“If I survived, it must be for some reason.”
Elie Wiesel spoke those words in a New York Times interview in 1981. Throughout his life, Wiesel lived with purpose and lent meaning to his survival. As a witness to the most extreme atrocities and in his lifetime as an activist, he changed the way we think about human rights and the way we understand our responsibility to each other.
It is hard to imagine now, with Night selling over 10 million copies and being a fixture on the curriculum of many American students, that at the time of its initial publication, the world didn’t know what to make of it. It is well-documented that 15 US publishers passed on the book before Hill & Wang picked it up. Wiesel wrote in the face of apathy, shame, and denial. The book, along with the trial of Adolf Eichmann in 1961, changed the way the world saw the Holocaust. While others stood silent, Wiesel grappled with the moral and theological implications of mass genocide.

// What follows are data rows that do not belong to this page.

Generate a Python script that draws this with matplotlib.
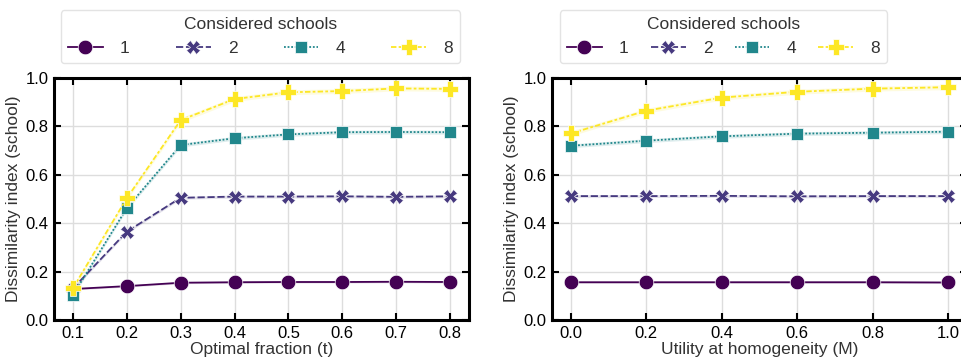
import numpy as np
import matplotlib.pyplot as plt

plt.rcParams["font.family"] = ["Liberation Sans", "DejaVu Sans"]

# данные
t_vals = [0.1, 0.2, 0.3, 0.4, 0.5, 0.6, 0.7, 0.8]
m_vals = [0.0, 0.2, 0.4, 0.6, 0.8, 1.0]
schools = ["1", "2", "4", "8"]

left_1 = [0.128, 0.140, 0.154, 0.156, 0.157, 0.157, 0.158, 0.157]
left_2 = [0.130, 0.365, 0.505, 0.510, 0.510, 0.511, 0.509, 0.511]
left_4 = [0.103, 0.462, 0.723, 0.751, 0.767, 0.776, 0.777, 0.776]
left_8 = [0.131, 0.503, 0.826, 0.913, 0.941, 0.946, 0.957, 0.955]

right_1 = [0.156, 0.156, 0.156, 0.156, 0.156, 0.155]
right_2 = [0.512, 0.512, 0.513, 0.511, 0.512, 0.512]
right_4 = [0.720, 0.741, 0.759, 0.770, 0.774, 0.778]
right_8 = [0.771, 0.865, 0.919, 0.943, 0.956, 0.962]

band = [0.004, 0.006, 0.008, 0.010]

colors = ["#440154", "#46397f", "#21878c", "#fde725"]
markers = ["o", "X", "s", "P"]
msizes = [10.5, 10, 8, 11]
styles = ["-", (0, (4, 1.5)), (0, (1, 1)), (0, (3, 1.25, 1.5, 1.25))]

fig = plt.figure(figsize=(9.61, 3.57), dpi=100)
ax1 = fig.add_axes([54 / 961, 37 / 357, 415 / 961, 242 / 357])
ax2 = fig.add_axes([552 / 961, 37 / 357, 415 / 961, 242 / 357])


def draw(ax, x, series, xlabel, xticks, fmt):
    for i, y in enumerate(series):
        y = np.array(y)
        ax.fill_between(x, y - band[i], y + band[i], color=colors[i], alpha=0.15, lw=0)
        ax.plot(x, y, color=colors[i], marker=markers[i], ms=msizes[i],
                ls=styles[i], lw=1.3, label=schools[i], mec="white", mew=0.5)
    ax.set_ylim(0, 1)
    ax.set_yticks([0, 0.2, 0.4, 0.6, 0.8, 1.0])
    ax.set_yticklabels(["0.0", "0.2", "0.4", "0.6", "0.8", "1.0"])
    ax.set_xticks(xticks)
    ax.set_xticklabels([fmt % v for v in xticks])
    ax.margins(x=0.05)
    ax.grid(True, color="#dddddd", lw=1)
    ax.set_axisbelow(True)
    ax.tick_params(direction="in", top=True, right=True, length=5, width=1.5,
                   labelsize=12, pad=4)
    for s in ax.spines.values():
        s.set_linewidth(2.2)
        s.set_color("black")
    ax.set_xlabel(xlabel, fontsize=12.5, color="#333333", labelpad=1)
    ax.set_ylabel("Dissimilarity index (school)", fontsize=12.5, color="#333333", labelpad=3)


draw(ax1, t_vals, [left_1, left_2, left_4, left_8], "Optimal fraction (t)", t_vals, "%.1f")
draw(ax2, m_vals, [right_1, right_2, right_4, right_8], "Utility at homogeneity (M)", m_vals, "%.1f")

h, l = ax1.get_legend_handles_labels()
leg1 = fig.legend(h, l, title="Considered schools", ncol=4, mode="expand",
                  bbox_to_anchor=(61 / 961, 1 - 63 / 357, 399 / 961, 51 / 357),
                  loc="lower left", fontsize=12.5, title_fontsize=12.5, frameon=True,
                  borderaxespad=0, handlelength=2, handletextpad=1.0)
leg2 = fig.legend(h, l, title="Considered schools", ncol=4, mode="expand",
                  bbox_to_anchor=(560 / 961, 1 - 63 / 357, 327 / 961, 51 / 357),
                  loc="lower left", fontsize=12.5, title_fontsize=12.5, frameon=True,
                  borderaxespad=0, handlelength=2, handletextpad=1.0)
for lg in (leg1, leg2):
    lg.get_frame().set_edgecolor("#dddddd")
    lg.get_title().set_color("#333333")
    for tx in lg.get_texts():
        tx.set_color("#333333")

plt.savefig("out.png", dpi=100)
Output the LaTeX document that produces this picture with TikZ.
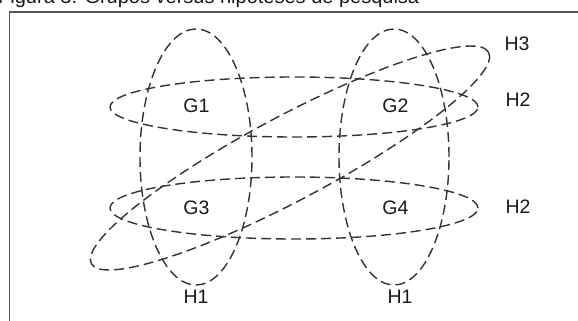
\documentclass[tikz,border=0pt]{standalone}
\usepackage{fontspec}
\setmainfont{Liberation Sans}
\definecolor{linegray}{HTML}{333333}
\definecolor{framegray}{HTML}{555555}
\begin{document}
\begin{tikzpicture}[x=1pt,y=-1pt,
  ell/.style={draw=linegray, line width=1.4pt, dash pattern=on 10pt off 5pt},
  lbl/.style={inner sep=0pt, text=black!90, font=\fontsize{19.5}{20}\selectfont},
  frm/.style={draw=framegray, line width=1.5pt}]
\useasboundingbox (0,0) rectangle (578,321);
% caption, cut at the top edge as in the reference
\node[anchor=base west, inner sep=0pt, text=black!90, font=\fontsize{20}{20}\selectfont] (cap) at (-2,4) {Figura 3. Grupos versus hipóteses de pesquisa};
% frame
\draw[frm] (9.5,330) -- (9.5,12) -- (590,12);
% H1 ellipses (vertical)
\draw[ell] (196,157) ellipse [x radius=56pt, y radius=128pt];
\draw[ell] (394,157) ellipse [x radius=55pt, y radius=128pt];
% H2 ellipses (horizontal)
\draw[ell] (294,107) ellipse [x radius=184pt, y radius=30pt];
\draw[ell] (294,208) ellipse [x radius=184pt, y radius=31pt];
% H3 ellipse (tilted)
\draw[ell, rotate around={28:(290,158)}] (290,158) ellipse [x radius=225pt, y radius=42pt];
% labels
\node[lbl] (g1) at (196.5,106) {G1};
\node[lbl] (g2) at (395.5,106) {G2};
\node[lbl] (g3) at (196.5,208) {G3};
\node[lbl] (g4) at (395.5,208) {G4};
\node[lbl] (h1a) at (196,297) {H1};
\node[lbl] (h1b) at (400,297) {H1};
\node[lbl] (h2a) at (518,100) {H2};
\node[lbl] (h2b) at (518,207) {H2};
\node[lbl] (h3) at (517,44) {H3};
\end{tikzpicture}
\end{document}
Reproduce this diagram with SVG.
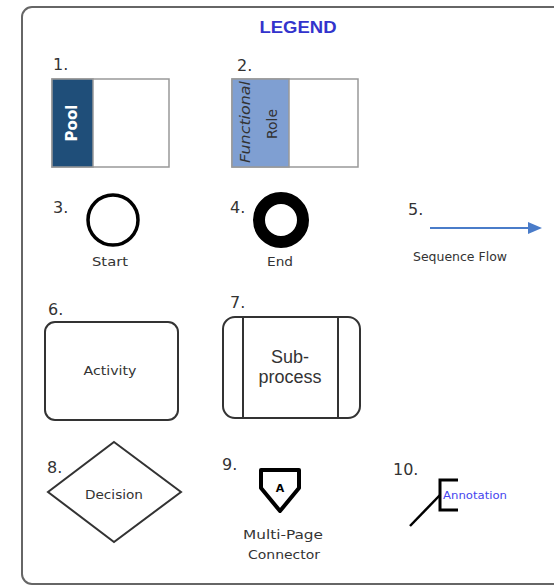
<svg xmlns="http://www.w3.org/2000/svg" width="554" height="587" viewBox="0 0 554 587">
<style>
.num{font-family:"DejaVu Sans","Liberation Sans",sans-serif;font-size:16px;fill:#333}
.lbl{font-family:"DejaVu Sans","Liberation Sans",sans-serif;font-size:13px;fill:#333;text-anchor:middle}
.ar{font-family:"Liberation Sans",Arial,sans-serif;font-size:18px;fill:#333;text-anchor:middle}
.shape{fill:#fff;stroke:#333;stroke-width:2}
.box{fill:#fff;stroke:#999;stroke-width:1.5}
</style>
<defs>
<marker id="arr" markerWidth="14" markerHeight="12" refX="0" refY="6" orient="auto" markerUnits="userSpaceOnUse">
<path d="M0,0 L14,6 L0,12 Z" fill="#4a7cc9"/>
</marker>
</defs>
<rect x="22" y="7" width="570" height="577" rx="10" fill="#fff" stroke="#666" stroke-width="2"/>
<text x="298" y="33" text-anchor="middle" font-family="'Liberation Sans',Arial,sans-serif" font-weight="bold" font-size="17" fill="#3333cc" textLength="77" lengthAdjust="spacingAndGlyphs">LEGEND</text>

<g id="pool">
<text class="num" x="53" y="70">1.</text>
<rect class="box" x="52" y="79" width="117" height="88"/>
<rect x="52" y="79" width="41" height="88" fill="#1f4e79" stroke="#999" stroke-width="1.5"/>
<text transform="translate(77,123) rotate(-90)" text-anchor="middle" font-family="'DejaVu Sans',sans-serif" font-weight="bold" font-size="15" fill="#fff">Pool</text>
</g>

<g id="role">
<text class="num" x="237" y="71">2.</text>
<rect class="box" x="232" y="79" width="126" height="88"/>
<rect x="232" y="79" width="57" height="88" fill="#7f9fd2" stroke="#999" stroke-width="1.5"/>
<text transform="translate(250,122) rotate(-90)" text-anchor="middle" font-family="'DejaVu Sans',sans-serif" font-style="italic" font-size="14" fill="#333" textLength="82" lengthAdjust="spacingAndGlyphs">Functional</text>
<text transform="translate(277,124) rotate(-90)" text-anchor="middle" font-family="'DejaVu Sans',sans-serif" font-size="14" fill="#333">Role</text>
</g>

<g id="start">
<text class="num" x="53" y="213">3.</text>
<circle cx="113" cy="220" r="25" fill="#fff" stroke="#000" stroke-width="3.5"/>
<text class="lbl" x="110" y="266" textLength="36" lengthAdjust="spacingAndGlyphs">Start</text>
</g>

<g id="end">
<text class="num" x="230" y="213">4.</text>
<circle cx="281" cy="220" r="22" fill="#fff" stroke="#000" stroke-width="12"/>
<text class="lbl" x="280" y="266" textLength="26" lengthAdjust="spacingAndGlyphs">End</text>
</g>

<g id="flow">
<text class="num" x="408" y="215">5.</text>
<text class="lbl" x="460" y="261" font-size="11" textLength="94" lengthAdjust="spacingAndGlyphs">Sequence Flow</text>
</g>

<g id="activity">
<text class="num" x="48" y="315">6.</text>
<rect class="shape" x="45" y="322" width="133" height="98" rx="10"/>
<text class="lbl" x="110" y="375" textLength="53" lengthAdjust="spacingAndGlyphs">Activity</text>
</g>

<g id="subprocess">
<text class="num" x="230" y="308">7.</text>
<rect class="shape" x="223" y="317" width="137" height="101" rx="12"/>
<line x1="243" y1="317" x2="243" y2="418" stroke="#333" stroke-width="2"/>
<line x1="338" y1="317" x2="338" y2="418" stroke="#333" stroke-width="2"/>
<text class="ar" x="290" y="363">Sub-</text>
<text class="ar" x="290" y="383">process</text>
</g>

<g id="decision">
<text class="num" x="47" y="473">8.</text>
<polygon class="shape" points="114,442 181,492 114,542 48,492"/>
<text class="lbl" x="114" y="499" textLength="58" lengthAdjust="spacingAndGlyphs">Decision</text>
</g>

<g id="connector">
<text class="num" x="222" y="470">9.</text>
<path d="M261,470 L299,470 L299,488 L280,511 L261,488 Z" fill="#fff" stroke="#000" stroke-width="4" stroke-linejoin="round"/>
<text x="280" y="492" text-anchor="middle" font-family="'DejaVu Sans',sans-serif" font-weight="bold" font-size="11" fill="#000">A</text>
<text class="lbl" x="283" y="539" textLength="80" lengthAdjust="spacingAndGlyphs">Multi-Page</text>
<text class="lbl" x="284" y="559" textLength="72" lengthAdjust="spacingAndGlyphs">Connector</text>
</g>

<g id="annotation">
<text class="num" x="393" y="475">10.</text>
<path d="M458,480 L440,480 L440,510 L458,510" fill="none" stroke="#000" stroke-width="3"/>
<line x1="410" y1="526" x2="440" y2="495" stroke="#000" stroke-width="2.5"/>
<text x="443" y="499" font-family="'DejaVu Sans',sans-serif" font-size="11" fill="#4444ee" textLength="64" lengthAdjust="spacingAndGlyphs">Annotation</text>
</g>

<g id="connectors">
<line x1="430" y1="228" x2="528" y2="228" stroke="#4a7cc9" stroke-width="2" marker-end="url(#arr)"/>
</g>
</svg>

Wiesel challenged readers around the world to get into close proximity with the Holocaust at a time when many remained uncomfortable speaking plainly about what had happened. He opened a window to the unimaginable. His own story, and the loss of his mother, father and younger sister, made it impossible for readers to ignore the horror of the concentration camps. Truth and honesty, about ourselves and our history, is vital for all people and our democracy. As he wrote, “to forget the dead would be akin to killing them a second time.”